_LISTED ENTRIES_
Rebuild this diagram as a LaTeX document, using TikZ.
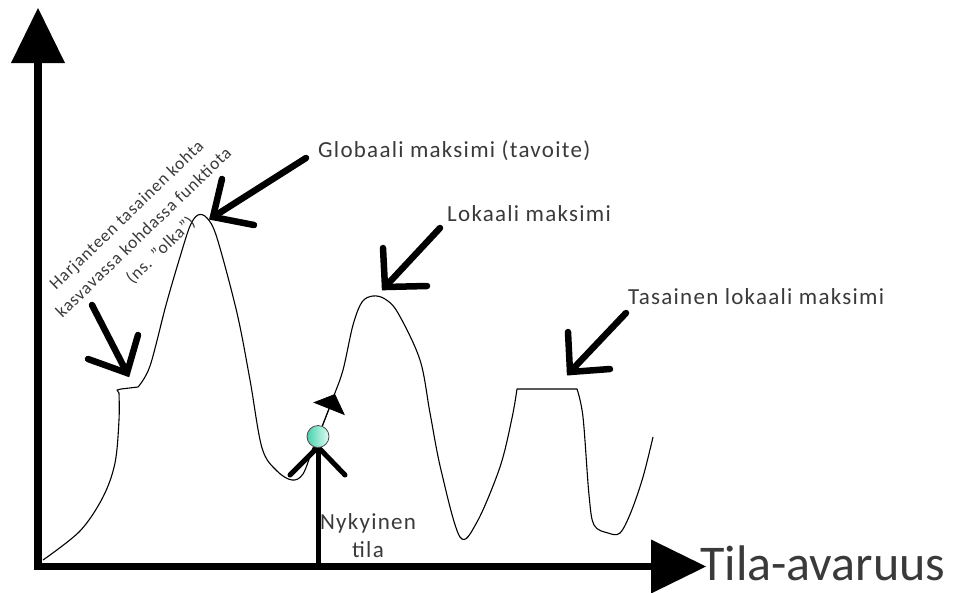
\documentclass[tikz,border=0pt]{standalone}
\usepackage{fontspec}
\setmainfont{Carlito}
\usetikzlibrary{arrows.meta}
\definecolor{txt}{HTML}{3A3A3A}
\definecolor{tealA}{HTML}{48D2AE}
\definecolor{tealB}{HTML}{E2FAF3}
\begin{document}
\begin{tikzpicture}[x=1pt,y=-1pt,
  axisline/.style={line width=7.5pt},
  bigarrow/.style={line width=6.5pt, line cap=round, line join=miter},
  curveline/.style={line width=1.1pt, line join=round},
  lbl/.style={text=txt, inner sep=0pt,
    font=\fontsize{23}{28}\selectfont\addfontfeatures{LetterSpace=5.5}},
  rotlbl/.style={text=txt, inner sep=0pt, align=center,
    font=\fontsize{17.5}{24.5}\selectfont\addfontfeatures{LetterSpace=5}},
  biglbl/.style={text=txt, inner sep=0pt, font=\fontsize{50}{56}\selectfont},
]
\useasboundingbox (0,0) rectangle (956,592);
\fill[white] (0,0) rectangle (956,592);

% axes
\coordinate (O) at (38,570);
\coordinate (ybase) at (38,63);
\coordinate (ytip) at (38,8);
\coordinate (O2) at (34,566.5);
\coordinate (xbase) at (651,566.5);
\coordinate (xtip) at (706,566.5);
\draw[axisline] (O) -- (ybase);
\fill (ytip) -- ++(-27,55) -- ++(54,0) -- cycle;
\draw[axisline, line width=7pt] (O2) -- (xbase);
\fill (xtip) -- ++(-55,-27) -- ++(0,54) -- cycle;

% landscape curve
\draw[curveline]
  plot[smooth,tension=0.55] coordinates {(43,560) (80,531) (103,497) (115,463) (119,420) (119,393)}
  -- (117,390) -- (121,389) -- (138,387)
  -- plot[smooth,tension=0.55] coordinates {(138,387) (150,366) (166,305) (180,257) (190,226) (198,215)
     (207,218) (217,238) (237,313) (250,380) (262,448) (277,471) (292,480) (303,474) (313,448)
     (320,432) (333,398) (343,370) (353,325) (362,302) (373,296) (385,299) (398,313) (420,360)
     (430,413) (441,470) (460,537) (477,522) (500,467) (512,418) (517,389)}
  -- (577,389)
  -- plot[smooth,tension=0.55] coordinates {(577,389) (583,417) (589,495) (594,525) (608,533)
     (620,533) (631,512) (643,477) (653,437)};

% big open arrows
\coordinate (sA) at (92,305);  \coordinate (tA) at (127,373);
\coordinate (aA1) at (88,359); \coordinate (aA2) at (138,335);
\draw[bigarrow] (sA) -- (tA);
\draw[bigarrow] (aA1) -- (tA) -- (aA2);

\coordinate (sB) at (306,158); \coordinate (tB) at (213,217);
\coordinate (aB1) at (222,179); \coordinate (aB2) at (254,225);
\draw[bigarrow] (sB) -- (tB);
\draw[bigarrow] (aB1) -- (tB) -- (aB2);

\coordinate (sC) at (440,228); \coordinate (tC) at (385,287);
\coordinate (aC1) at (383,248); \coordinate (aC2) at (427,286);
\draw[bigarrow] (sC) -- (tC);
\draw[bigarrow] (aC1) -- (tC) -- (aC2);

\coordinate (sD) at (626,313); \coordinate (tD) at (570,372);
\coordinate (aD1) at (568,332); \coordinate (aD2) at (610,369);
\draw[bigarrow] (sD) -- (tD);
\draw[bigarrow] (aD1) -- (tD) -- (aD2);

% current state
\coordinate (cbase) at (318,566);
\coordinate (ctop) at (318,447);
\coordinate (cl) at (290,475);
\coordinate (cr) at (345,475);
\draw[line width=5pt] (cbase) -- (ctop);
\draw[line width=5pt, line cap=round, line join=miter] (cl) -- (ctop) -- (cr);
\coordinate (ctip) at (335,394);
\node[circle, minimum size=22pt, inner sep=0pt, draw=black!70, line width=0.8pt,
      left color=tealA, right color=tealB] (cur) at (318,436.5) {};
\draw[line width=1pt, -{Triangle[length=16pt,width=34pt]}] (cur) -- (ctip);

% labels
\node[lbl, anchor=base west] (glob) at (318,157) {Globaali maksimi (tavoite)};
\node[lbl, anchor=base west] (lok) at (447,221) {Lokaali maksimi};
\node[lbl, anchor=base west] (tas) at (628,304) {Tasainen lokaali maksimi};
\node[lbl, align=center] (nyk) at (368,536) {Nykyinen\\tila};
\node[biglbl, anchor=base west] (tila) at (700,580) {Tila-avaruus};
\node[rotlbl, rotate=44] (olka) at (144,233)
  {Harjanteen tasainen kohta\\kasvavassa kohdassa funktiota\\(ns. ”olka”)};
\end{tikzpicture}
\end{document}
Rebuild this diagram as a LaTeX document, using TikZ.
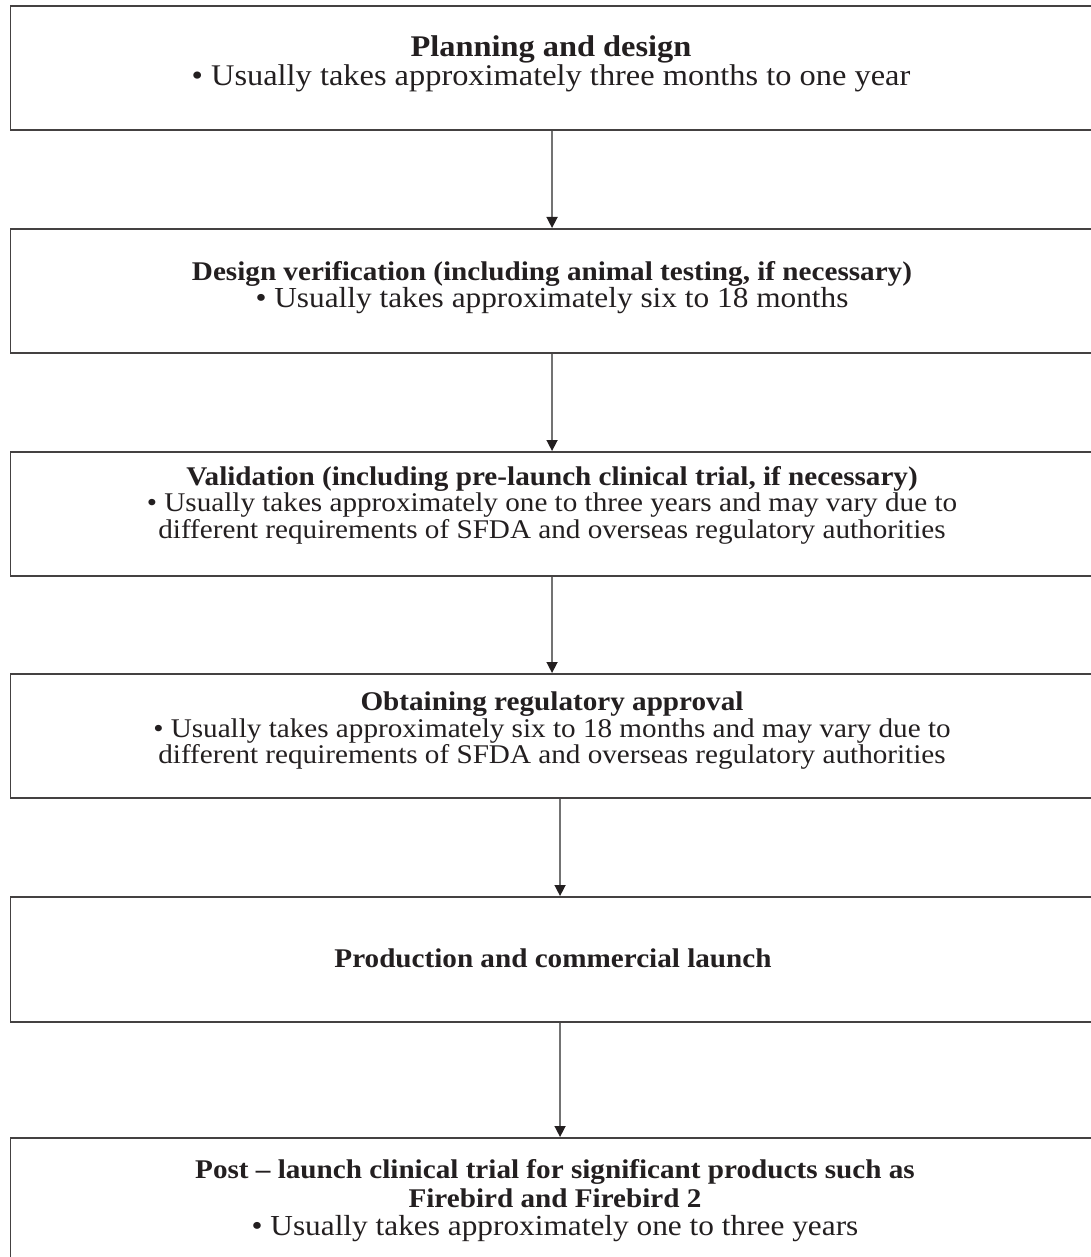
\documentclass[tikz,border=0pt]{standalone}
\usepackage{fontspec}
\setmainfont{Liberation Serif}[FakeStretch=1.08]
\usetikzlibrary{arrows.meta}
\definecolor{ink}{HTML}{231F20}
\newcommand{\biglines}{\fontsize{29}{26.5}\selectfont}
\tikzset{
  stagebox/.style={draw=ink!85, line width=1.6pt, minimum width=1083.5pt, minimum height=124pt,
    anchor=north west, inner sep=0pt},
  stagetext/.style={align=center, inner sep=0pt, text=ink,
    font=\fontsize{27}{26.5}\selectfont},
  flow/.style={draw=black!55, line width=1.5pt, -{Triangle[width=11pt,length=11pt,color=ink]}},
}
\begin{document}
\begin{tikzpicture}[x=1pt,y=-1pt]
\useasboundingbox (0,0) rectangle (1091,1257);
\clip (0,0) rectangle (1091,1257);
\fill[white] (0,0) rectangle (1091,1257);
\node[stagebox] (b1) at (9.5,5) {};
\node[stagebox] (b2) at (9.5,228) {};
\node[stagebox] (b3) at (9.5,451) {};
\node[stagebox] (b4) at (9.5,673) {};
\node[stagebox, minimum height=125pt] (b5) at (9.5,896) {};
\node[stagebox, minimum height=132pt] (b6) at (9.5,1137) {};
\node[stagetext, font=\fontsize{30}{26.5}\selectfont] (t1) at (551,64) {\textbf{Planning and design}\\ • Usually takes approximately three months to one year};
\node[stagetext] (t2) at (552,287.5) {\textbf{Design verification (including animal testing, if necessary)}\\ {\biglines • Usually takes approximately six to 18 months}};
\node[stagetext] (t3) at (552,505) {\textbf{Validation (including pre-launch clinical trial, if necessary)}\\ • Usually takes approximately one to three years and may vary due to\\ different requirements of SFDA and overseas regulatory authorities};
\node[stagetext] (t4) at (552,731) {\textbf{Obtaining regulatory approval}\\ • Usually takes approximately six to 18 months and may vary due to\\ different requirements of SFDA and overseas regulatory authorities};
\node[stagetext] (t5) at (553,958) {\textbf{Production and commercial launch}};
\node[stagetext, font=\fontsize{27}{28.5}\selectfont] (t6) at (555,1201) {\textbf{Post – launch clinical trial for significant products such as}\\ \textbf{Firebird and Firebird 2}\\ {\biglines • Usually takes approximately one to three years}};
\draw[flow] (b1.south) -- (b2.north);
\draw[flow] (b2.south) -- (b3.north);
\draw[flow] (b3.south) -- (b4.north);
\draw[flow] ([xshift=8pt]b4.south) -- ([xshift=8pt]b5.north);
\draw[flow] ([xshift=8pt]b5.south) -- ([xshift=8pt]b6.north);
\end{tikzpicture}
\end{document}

_WHAT TO DO_
Repeat the records above exactly, omitting every picture.

_ANSWER TO THIS EXERCISE_
Rebuild this diagram as a LaTeX document, using TikZ.
\documentclass[tikz,border=0pt]{standalone}
\usepackage{fontspec}
\setmainfont{Carlito}
\usetikzlibrary{arrows.meta}
\definecolor{txt}{HTML}{3A3A3A}
\definecolor{tealA}{HTML}{48D2AE}
\definecolor{tealB}{HTML}{E2FAF3}
\begin{document}
\begin{tikzpicture}[x=1pt,y=-1pt,
  axisline/.style={line width=7.5pt},
  bigarrow/.style={line width=6.5pt, line cap=round, line join=miter},
  curveline/.style={line width=1.1pt, line join=round},
  lbl/.style={text=txt, inner sep=0pt,
    font=\fontsize{23}{28}\selectfont\addfontfeatures{LetterSpace=5.5}},
  rotlbl/.style={text=txt, inner sep=0pt, align=center,
    font=\fontsize{17.5}{24.5}\selectfont\addfontfeatures{LetterSpace=5}},
  biglbl/.style={text=txt, inner sep=0pt, font=\fontsize{50}{56}\selectfont},
]
\useasboundingbox (0,0) rectangle (956,592);
\fill[white] (0,0) rectangle (956,592);

% axes
\coordinate (O) at (38,570);
\coordinate (ybase) at (38,63);
\coordinate (ytip) at (38,8);
\coordinate (O2) at (34,566.5);
\coordinate (xbase) at (651,566.5);
\coordinate (xtip) at (706,566.5);
\draw[axisline] (O) -- (ybase);
\fill (ytip) -- ++(-27,55) -- ++(54,0) -- cycle;
\draw[axisline, line width=7pt] (O2) -- (xbase);
\fill (xtip) -- ++(-55,-27) -- ++(0,54) -- cycle;

% landscape curve
\draw[curveline]
  plot[smooth,tension=0.55] coordinates {(43,560) (80,531) (103,497) (115,463) (119,420) (119,393)}
  -- (117,390) -- (121,389) -- (138,387)
  -- plot[smooth,tension=0.55] coordinates {(138,387) (150,366) (166,305) (180,257) (190,226) (198,215)
     (207,218) (217,238) (237,313) (250,380) (262,448) (277,471) (292,480) (303,474) (313,448)
     (320,432) (333,398) (343,370) (353,325) (362,302) (373,296) (385,299) (398,313) (420,360)
     (430,413) (441,470) (460,537) (477,522) (500,467) (512,418) (517,389)}
  -- (577,389)
  -- plot[smooth,tension=0.55] coordinates {(577,389) (583,417) (589,495) (594,525) (608,533)
     (620,533) (631,512) (643,477) (653,437)};

% big open arrows
\coordinate (sA) at (92,305);  \coordinate (tA) at (127,373);
\coordinate (aA1) at (88,359); \coordinate (aA2) at (138,335);
\draw[bigarrow] (sA) -- (tA);
\draw[bigarrow] (aA1) -- (tA) -- (aA2);

\coordinate (sB) at (306,158); \coordinate (tB) at (213,217);
\coordinate (aB1) at (222,179); \coordinate (aB2) at (254,225);
\draw[bigarrow] (sB) -- (tB);
\draw[bigarrow] (aB1) -- (tB) -- (aB2);

\coordinate (sC) at (440,228); \coordinate (tC) at (385,287);
\coordinate (aC1) at (383,248); \coordinate (aC2) at (427,286);
\draw[bigarrow] (sC) -- (tC);
\draw[bigarrow] (aC1) -- (tC) -- (aC2);

\coordinate (sD) at (626,313); \coordinate (tD) at (570,372);
\coordinate (aD1) at (568,332); \coordinate (aD2) at (610,369);
\draw[bigarrow] (sD) -- (tD);
\draw[bigarrow] (aD1) -- (tD) -- (aD2);

% current state
\coordinate (cbase) at (318,566);
\coordinate (ctop) at (318,447);
\coordinate (cl) at (290,475);
\coordinate (cr) at (345,475);
\draw[line width=5pt] (cbase) -- (ctop);
\draw[line width=5pt, line cap=round, line join=miter] (cl) -- (ctop) -- (cr);
\coordinate (ctip) at (335,394);
\node[circle, minimum size=22pt, inner sep=0pt, draw=black!70, line width=0.8pt,
      left color=tealA, right color=tealB] (cur) at (318,436.5) {};
\draw[line width=1pt, -{Triangle[length=16pt,width=34pt]}] (cur) -- (ctip);

% labels
\node[lbl, anchor=base west] (glob) at (318,157) {Globaali maksimi (tavoite)};
\node[lbl, anchor=base west] (lok) at (447,221) {Lokaali maksimi};
\node[lbl, anchor=base west] (tas) at (628,304) {Tasainen lokaali maksimi};
\node[lbl, align=center] (nyk) at (368,536) {Nykyinen\\tila};
\node[biglbl, anchor=base west] (tila) at (700,580) {Tila-avaruus};
\node[rotlbl, rotate=44] (olka) at (144,233)
  {Harjanteen tasainen kohta\\kasvavassa kohdassa funktiota\\(ns. ”olka”)};
\end{tikzpicture}
\end{document}
Rebuild this diagram as a LaTeX document, using TikZ.
\documentclass[tikz,border=0pt]{standalone}
\usepackage{fontspec}
\setmainfont{Liberation Serif}[FakeStretch=1.08]
\usetikzlibrary{arrows.meta}
\definecolor{ink}{HTML}{231F20}
\newcommand{\biglines}{\fontsize{29}{26.5}\selectfont}
\tikzset{
  stagebox/.style={draw=ink!85, line width=1.6pt, minimum width=1083.5pt, minimum height=124pt,
    anchor=north west, inner sep=0pt},
  stagetext/.style={align=center, inner sep=0pt, text=ink,
    font=\fontsize{27}{26.5}\selectfont},
  flow/.style={draw=black!55, line width=1.5pt, -{Triangle[width=11pt,length=11pt,color=ink]}},
}
\begin{document}
\begin{tikzpicture}[x=1pt,y=-1pt]
\useasboundingbox (0,0) rectangle (1091,1257);
\clip (0,0) rectangle (1091,1257);
\fill[white] (0,0) rectangle (1091,1257);
\node[stagebox] (b1) at (9.5,5) {};
\node[stagebox] (b2) at (9.5,228) {};
\node[stagebox] (b3) at (9.5,451) {};
\node[stagebox] (b4) at (9.5,673) {};
\node[stagebox, minimum height=125pt] (b5) at (9.5,896) {};
\node[stagebox, minimum height=132pt] (b6) at (9.5,1137) {};
\node[stagetext, font=\fontsize{30}{26.5}\selectfont] (t1) at (551,64) {\textbf{Planning and design}\\ • Usually takes approximately three months to one year};
\node[stagetext] (t2) at (552,287.5) {\textbf{Design verification (including animal testing, if necessary)}\\ {\biglines • Usually takes approximately six to 18 months}};
\node[stagetext] (t3) at (552,505) {\textbf{Validation (including pre-launch clinical trial, if necessary)}\\ • Usually takes approximately one to three years and may vary due to\\ different requirements of SFDA and overseas regulatory authorities};
\node[stagetext] (t4) at (552,731) {\textbf{Obtaining regulatory approval}\\ • Usually takes approximately six to 18 months and may vary due to\\ different requirements of SFDA and overseas regulatory authorities};
\node[stagetext] (t5) at (553,958) {\textbf{Production and commercial launch}};
\node[stagetext, font=\fontsize{27}{28.5}\selectfont] (t6) at (555,1201) {\textbf{Post – launch clinical trial for significant products such as}\\ \textbf{Firebird and Firebird 2}\\ {\biglines • Usually takes approximately one to three years}};
\draw[flow] (b1.south) -- (b2.north);
\draw[flow] (b2.south) -- (b3.north);
\draw[flow] (b3.south) -- (b4.north);
\draw[flow] ([xshift=8pt]b4.south) -- ([xshift=8pt]b5.north);
\draw[flow] ([xshift=8pt]b5.south) -- ([xshift=8pt]b6.north);
\end{tikzpicture}
\end{document}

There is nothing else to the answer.